6 June, 2023


Many Are Striving But Only One Will Be Chosen: Single-Issue Challenge Gains Momentum

By Kumar David

Prof. Kumar David

About two months ago I mooted the concept of a Single-Issue (SI) challenge and the need for a SI candidate committed to abolishing the Executive Presidency (EP) forthwith upon winning the next presidential elections. The idea has gained momentum, won the attention of a diversity of political formations and stirred some individual ambitions. Every opposition party, even the UNP, has been smoked out into the open and been compelled to pronounce opposition to EP. Even within the UPFA some make no secret of their aversion to the Executive Presidency. Socialist Alliance leader DEW, though a Cabinet Minister, does not conceal that he detests the EP. Senior SLFP Ministers agree that EP is a curse but are silenced by the dangling carrot of a Prime Ministerial appointment when DM takes his trip to the land from which no traveller returns.

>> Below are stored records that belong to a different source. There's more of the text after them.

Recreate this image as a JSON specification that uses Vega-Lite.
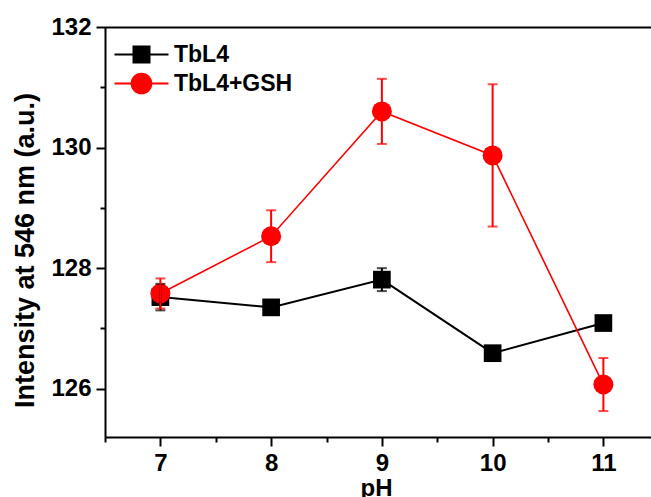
{
  "$schema": "https://vega.github.io/schema/vega-lite/v6.json",
  "width": 546,
  "height": 410,
  "autosize": {"type": "none"},
  "padding": {"left": 105, "top": 27, "right": 0, "bottom": 60},
  "background": "white",
  "config": {
    "view": {"stroke": null},
    "font": "Liberation Sans",
    "axis": {
      "grid": false,
      "domainColor": "#000000",
      "domainWidth": 2,
      "tickColor": "#000000",
      "tickWidth": 2,
      "labelFont": "Liberation Sans",
      "labelFontWeight": "bold",
      "labelFontSize": 24,
      "labelColor": "#000000",
      "titleFont": "Liberation Sans",
      "titleFontWeight": "bold",
      "titleColor": "#000000"
    }
  },
  "data": {
    "values": [
      {"pH": 7, "series": "TbL4", "intensity": 127.52, "err": 0.22},
      {"pH": 8, "series": "TbL4", "intensity": 127.35, "err": 0.05},
      {"pH": 9, "series": "TbL4", "intensity": 127.81, "err": 0.19},
      {"pH": 10, "series": "TbL4", "intensity": 126.59, "err": 0.06},
      {"pH": 11, "series": "TbL4", "intensity": 127.09, "err": 0.1},
      {"pH": 7, "series": "TbL4+GSH", "intensity": 127.58, "err": 0.25},
      {"pH": 8, "series": "TbL4+GSH", "intensity": 128.53, "err": 0.43},
      {"pH": 9, "series": "TbL4+GSH", "intensity": 130.6, "err": 0.54},
      {"pH": 10, "series": "TbL4+GSH", "intensity": 129.87, "err": 1.18},
      {"pH": 11, "series": "TbL4+GSH", "intensity": 126.07, "err": 0.44}
    ]
  },
  "resolve": {"axis": {"x": "independent", "y": "independent"}},
  "layer": [
    {
      "transform": [{"filter": "datum.series === 'TbL4'"}],
      "mark": {"type": "line", "color": "#000000", "strokeWidth": 2},
      "encoding": {
        "x": {
          "field": "pH", "type": "quantitative",
          "scale": {"domain": [6.5, 11.43], "nice": false, "zero": false},
          "axis": {
            "orient": "bottom", "values": [7, 8, 9, 10, 11], "tickSize": 9,
            "labelPadding": 5, "title": "pH", "titleFontSize": 24,
            "titleX": 271, "titleY": 58, "titleBaseline": "alphabetic", "titleAlign": "center"
          }
        },
        "y": {
          "field": "intensity", "type": "quantitative",
          "scale": {"domain": [125.2, 132], "nice": false, "zero": false},
          "axis": {
            "orient": "left", "values": [126, 128, 130, 132], "tickSize": 9,
            "labelPadding": 5, "title": "Intensity at 546 nm (a.u.)", "titleFontSize": 27,
            "titleAngle": -90, "titleX": -80, "titleY": 223,
            "titleAlign": "center", "titleBaseline": "middle"
          }
        }
      }
    },
    {
      "transform": [{"filter": "datum.series === 'TbL4'"}],
      "mark": {"type": "square", "color": "#000000", "filled": true, "size": 313, "opacity": 1},
      "encoding": {
        "x": {
          "field": "pH", "type": "quantitative",
          "axis": {"orient": "bottom", "values": [6.5, 7.5, 8.5, 9.5, 10.5], "tickSize": 5, "labels": false, "domain": false, "title": null}
        },
        "y": {
          "field": "intensity", "type": "quantitative",
          "axis": {"orient": "left", "values": [127, 129, 131], "tickSize": 5, "labels": false, "domain": false, "title": null}
        }
      }
    },
    {
      "transform": [{"filter": "datum.series === 'TbL4+GSH'"}],
      "mark": {"type": "line", "color": "#ff0000", "strokeWidth": 1.6},
      "encoding": {
        "x": {
          "field": "pH", "type": "quantitative",
          "axis": {"orient": "top", "ticks": false, "labels": false, "title": null}
        },
        "y": {"field": "intensity", "type": "quantitative", "axis": null}
      }
    },
    {
      "transform": [{"filter": "datum.series === 'TbL4+GSH'"}],
      "mark": {"type": "circle", "color": "#ff0000", "size": 400, "opacity": 1},
      "encoding": {
        "x": {"field": "pH", "type": "quantitative", "axis": null},
        "y": {"field": "intensity", "type": "quantitative", "axis": null}
      }
    },
    {
      "transform": [{"filter": "datum.series === 'TbL4'"}],
      "mark": {"type": "errorbar", "color": "#000000", "thickness": 2, "ticks": {"size": 10, "thickness": 2}},
      "encoding": {
        "x": {"field": "pH", "type": "quantitative", "axis": null},
        "y": {"field": "intensity", "type": "quantitative", "axis": null},
        "yError": {"field": "err"}
      }
    },
    {
      "transform": [{"filter": "datum.series === 'TbL4+GSH'"}],
      "mark": {"type": "errorbar", "color": "#ff0000", "thickness": 2, "ticks": {"size": 10, "thickness": 2}},
      "encoding": {
        "x": {"field": "pH", "type": "quantitative", "axis": null},
        "y": {"field": "intensity", "type": "quantitative", "axis": null},
        "yError": {"field": "err"}
      }
    },
    {
      "transform": [{"filter": "datum.pH > 100"}],
      "mark": {"type": "point", "filled": true, "opacity": 1},
      "encoding": {
        "x": {"field": "pH", "type": "quantitative", "axis": null},
        "y": {"field": "intensity", "type": "quantitative", "axis": null},
        "shape": {
          "field": "series", "type": "nominal",
          "scale": {
            "domain": ["TbL4", "TbL4+GSH"],
            "range": ["M-3,0H3M-0.9,-0.9H0.9V0.9H-0.9Z", "M-3,0H3M-1.1,0A1.1,1.1,0,1,0,1.1,0A1.1,1.1,0,1,0,-1.1,0Z"]
          },
          "legend": {
            "orient": "none", "legendX": 25, "legendY": 16, "title": null,
            "padding": 0, "symbolSize": 324, "symbolStrokeWidth": 1.8,
            "labelFont": "Liberation Sans", "labelFontWeight": "bold", "labelFontSize": 23,
            "labelColor": "#000000", "labelOffset": 21, "rowPadding": 3
          }
        },
        "fill": {
          "field": "series", "type": "nominal",
          "scale": {"domain": ["TbL4", "TbL4+GSH"], "range": ["#000000", "#ff0000"]},
          "legend": {
            "orient": "none", "legendX": 25, "legendY": 16, "title": null,
            "padding": 0, "symbolSize": 324, "symbolStrokeWidth": 1.8,
            "labelFont": "Liberation Sans", "labelFontWeight": "bold", "labelFontSize": 23,
            "labelColor": "#000000", "labelOffset": 21, "rowPadding": 3
          }
        },
        "stroke": {
          "field": "series", "type": "nominal",
          "scale": {"domain": ["TbL4", "TbL4+GSH"], "range": ["#000000", "#ff0000"]},
          "legend": {
            "orient": "none", "legendX": 25, "legendY": 16, "title": null,
            "padding": 0, "symbolSize": 324, "symbolStrokeWidth": 1.8,
            "labelFont": "Liberation Sans", "labelFontWeight": "bold", "labelFontSize": 23,
            "labelColor": "#000000", "labelOffset": 21, "rowPadding": 3
          }
        }
      }
    }
  ]
}
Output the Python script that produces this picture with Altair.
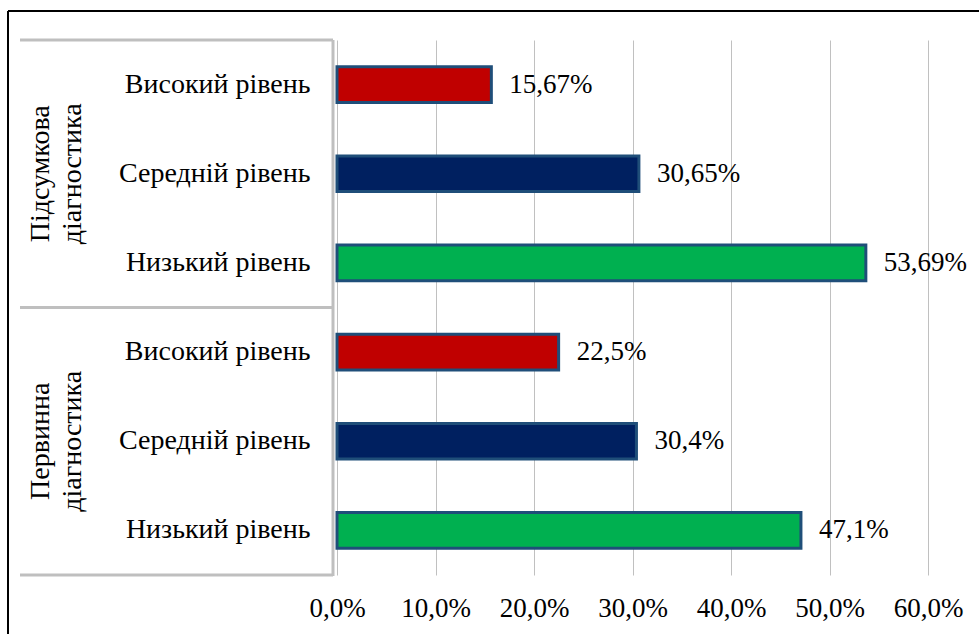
import altair as alt
import pandas as pd

# Diagnostic stages (top to bottom) and levels within each stage
stages = ["Підсумкова діагностика", "Первинна діагностика"]
stage_lines = [["Підсумкова", "діагностика"], ["Первинна", "діагностика"]]
levels = ["Високий рівень", "Середній рівень", "Низький рівень"]
level_colors = ["#c00000", "#002060", "#00b050"]

# Share of pupils, % (per stage, in the order of `levels`)
final_values = [15.67, 30.65, 53.69]
initial_values = [22.5, 30.4, 47.1]

x_ticks = [0, 0.1, 0.2, 0.3, 0.4, 0.5, 0.6]

W, H = 591, 535
FONT = "'Times New Roman', 'Liberation Serif', 'DejaVu Serif', serif"
FS_TEXT = 28   # category and stage captions
FS_NUM = 27    # numbers

rows = []
for s_idx, (stage, vals) in enumerate(zip(stages, [final_values, initial_values])):
    for l_idx, (lvl, v) in enumerate(zip(levels, vals)):
        rows.append({
            "key": f"{s_idx}-{l_idx}",
            "stage": stage,
            "level": lvl,
            "share": v / 100.0,
            "label": f"{v:g}".replace(".", ",") + "%",
        })
df = pd.DataFrame(rows)
order = list(df["key"])
key_to_level = {r["key"]: r["level"] for r in rows}
label_expr = "{" + ",".join(f"'{k}':'{v}'" for k, v in key_to_level.items()) + "}[datum.value]"

y_scale = alt.Scale(domain=order, paddingInner=0, paddingOuter=0)
x_scale = alt.Scale(domain=[0, 0.6], nice=False)

base = alt.Chart(df)

bars = base.mark_bar(
    height=alt.RelativeBandSize(0.4), stroke="#1f4e79", strokeWidth=3
).encode(
    y=alt.Y("key:N", scale=y_scale, sort=order, title=None,
            axis=alt.Axis(labelExpr=label_expr, domain=False, ticks=False,
                          labelPadding=27, labelFont=FONT, labelFontSize=FS_TEXT,
                          labelColor="#000000", labelLimit=400)),
    x=alt.X("share:Q", scale=x_scale, title=None,
            axis=alt.Axis(values=x_ticks, domain=False, ticks=False,
                          labelExpr="replace(format(datum.value, '.1%'), '.', ',')",
                          labelPadding=20, labelFont=FONT, labelFontSize=FS_NUM,
                          labelColor="#000000", labelOverlap=False,
                          labelFlush=False, grid=True, gridColor="#c0c0c0",
                          gridWidth=1)),
    color=alt.Color("level:N", scale=alt.Scale(domain=levels, range=level_colors),
                    legend=None),
)

values_text = base.mark_text(
    align="left", baseline="middle", dx=18, font=FONT, fontSize=FS_NUM,
    color="#000000"
).encode(
    y=alt.Y("key:N", scale=y_scale, sort=order),
    x=alt.X("share:Q", scale=x_scale),
    text="label:N",
)

# Stage captions, rotated, centred on the middle level of each stage
stage_df = pd.DataFrame({
    "key": [f"{i}-1" for i in range(len(stages))],
    "caption": stage_lines,
})
stage_text = alt.Chart(stage_df).mark_text(
    angle=270, align="center", baseline="middle", font=FONT, fontSize=FS_TEXT,
    lineHeight=32, color="#000000"
).encode(
    y=alt.Y("key:N", scale=y_scale, sort=order),
    x=alt.value(-296),
    text="caption",
)

# Grey frame of the category axis
sep_top_df = pd.DataFrame({"key": [f"{i}-0" for i in range(len(stages))]})
sep_top = alt.Chart(sep_top_df).mark_rule(color="#bfbfbf", strokeWidth=3).encode(
    y=alt.Y("key:N", scale=y_scale, sort=order, bandPosition=0),
    x=alt.value(-317), x2=alt.value(-4),
)
sep_bottom = alt.Chart(pd.DataFrame({"key": [order[-1]]})).mark_rule(
    color="#bfbfbf", strokeWidth=3
).encode(
    y=alt.Y("key:N", scale=y_scale, sort=order, bandPosition=1),
    x=alt.value(-317), x2=alt.value(-4),
)
sep_vert = alt.Chart(pd.DataFrame({"k": [0]})).mark_rule(
    color="#bfbfbf", strokeWidth=3
).encode(x=alt.value(-4), y=alt.value(0), y2=alt.value(H + 1))

# Outer frame edges (top and left)
frame_top = alt.Chart(pd.DataFrame({"k": [0]})).mark_rule(
    color="#000000", strokeWidth=2
).encode(x=alt.value(-329), x2=alt.value(W + 60), y=alt.value(-29))
frame_left = alt.Chart(pd.DataFrame({"k": [0]})).mark_rule(
    color="#000000", strokeWidth=2
).encode(x=alt.value(-329), y=alt.value(-29), y2=alt.value(H + 70))

chart = alt.layer(
    bars, values_text, stage_text, sep_top, sep_bottom, sep_vert, frame_top, frame_left
).properties(
    width=W, height=H,
    padding={"left": 337, "top": 40, "right": 51, "bottom": 59},
    autosize=alt.AutoSizeParams(type="none"),
    background="#ffffff",
).configure_view(stroke=None)

chart.save("out.html", embed_options={"renderer": "svg", "actions": False})
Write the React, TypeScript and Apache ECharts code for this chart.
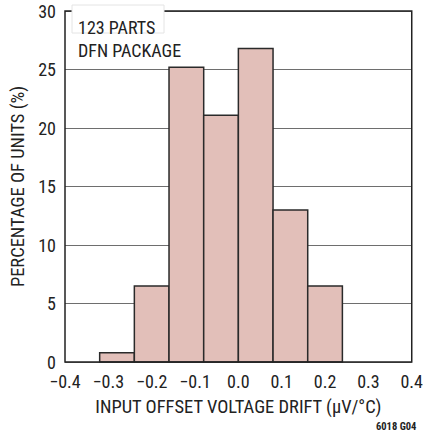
import React, { useEffect, useRef } from "react";
import * as echarts from "echarts";

// Histogram bins (µV/°C) and share of units in each bin (%)
const binStarts = [-0.32, -0.24, -0.16, -0.08, 0.0, 0.08, 0.16];
const binEnds = [-0.24, -0.16, -0.08, 0.0, 0.08, 0.16, 0.24];
const percentages = [0.8, 6.5, 25.2, 21.1, 26.8, 13.0, 6.5];

const noteLines = ["123 PARTS", "DFN PACKAGE"];
const xTitle = "INPUT OFFSET VOLTAGE DRIFT (µV/°C)";
const yTitle = "PERCENTAGE OF UNITS (%)";
const figureId = "6018 G04";

const FONT = "'Liberation Sans Narrow', 'Roboto Condensed', 'Liberation Sans', Arial, sans-serif";

export default function App() {
  const ref = useRef<HTMLDivElement>(null);

  useEffect(() => {
    document.body.style.margin = "0";
    if (!ref.current) return;
    const chart = echarts.init(ref.current, undefined, { renderer: "svg" });
    const data = binStarts.map((s, i) => [s, binEnds[i], percentages[i]]);

    chart.setOption({
      animation: false,
      backgroundColor: "#ffffff",
      grid: {
        left: 62,
        right: 13,
        top: 11,
        bottom: 70,
        show: true,
        borderColor: "#222",
        borderWidth: 1.5,
        backgroundColor: "transparent",
        z: 3,
      },
      xAxis: {
        type: "value",
        min: -0.4,
        max: 0.4,
        interval: 0.1,
        axisLine: { show: false },
        axisTick: { show: false },
        splitLine: { show: false },
        axisLabel: {
          color: "#222",
          fontFamily: FONT,
          fontSize: 18,
          margin: 10,
          formatter: (v: number) => {
            const s = Math.abs(v).toFixed(1);
            return v < -1e-9 ? "\u2212" + s : s;
          },
        },
        name: xTitle,
        nameLocation: "middle",
        nameGap: 35,
        nameTextStyle: { color: "#222", fontFamily: FONT, fontSize: 18.5 },
      },
      yAxis: {
        type: "value",
        min: 0,
        max: 30,
        interval: 5,
        axisLine: { show: false },
        axisTick: { show: false },
        splitLine: { show: true, lineStyle: { color: "#6e6e6e", width: 1 } },
        axisLabel: { color: "#222", fontFamily: FONT, fontSize: 18, margin: 9 },
        name: yTitle,
        nameLocation: "middle",
        nameGap: 38,
        nameTextStyle: { color: "#222", fontFamily: FONT, fontSize: 18.5 },
      },
      series: [
        {
          type: "custom",
          data,
          encode: { x: [0, 1], y: 2 },
          z: 2,
          renderItem: (_params: any, api: any) => {
            const topLeft = api.coord([api.value(0), api.value(2)]);
            const bottomRight = api.coord([api.value(1), 0]);
            return {
              type: "rect",
              shape: {
                x: topLeft[0],
                y: topLeft[1],
                width: bottomRight[0] - topLeft[0],
                height: bottomRight[1] - topLeft[1],
              },
              style: { fill: "#e2bfb9", stroke: "#2a2a2a", lineWidth: 1.5 },
            };
          },
        },
      ],
      graphic: [
        {
          type: "rect",
          z: 10,
          shape: { x: 72, y: 5, width: 92, height: 28 },
          style: { fill: "#ffffff", stroke: "#e4e4e4", lineWidth: 1 },
        },
        {
          type: "text",
          z: 11,
          x: 78,
          y: 16,
          style: {
            text: noteLines.join("\n"),
            fill: "#222",
            fontFamily: FONT,
            fontSize: 18,
            lineHeight: 23,
          },
        },
        {
          type: "text",
          z: 11,
          x: 376,
          y: 421,
          style: {
            text: figureId,
            fill: "#222",
            fontFamily: FONT,
            fontSize: 10.5,
            fontWeight: "bold",
          },
        },
      ],
    });

    return () => chart.dispose();
  }, []);

  return <div ref={ref} style={{ width: 426, height: 432 }} />;
}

Some hopefuls, salivating after the presidency, have shown their hand. If rumour is to be believed that includes Kuru, Sajith, the two Saraths and even Chandrika, though some rumours may be untrue. Sarath Fonseka is ineligible to run unless Rajapakse pardons him in the hope of subduing him again. The other four do not have a chance in hell; Rajapakse can tame a challenge from any even in a few years’ time, though the economy may then be crumbling. Ranil is a slim possibility if people trust him to keep his word and abolish the EP; but that’s the problem because he was an architect of EP as an original JR-team member; he never called for its abolition in the first thirty years of the JR Constitution. Even now he croaks only half-heartedly against EP and smuggles in terms like Executive Prime Ministership (EPM) which betray a desire to retain as many EP powers as possible in the unlikely event he becomes new style PM.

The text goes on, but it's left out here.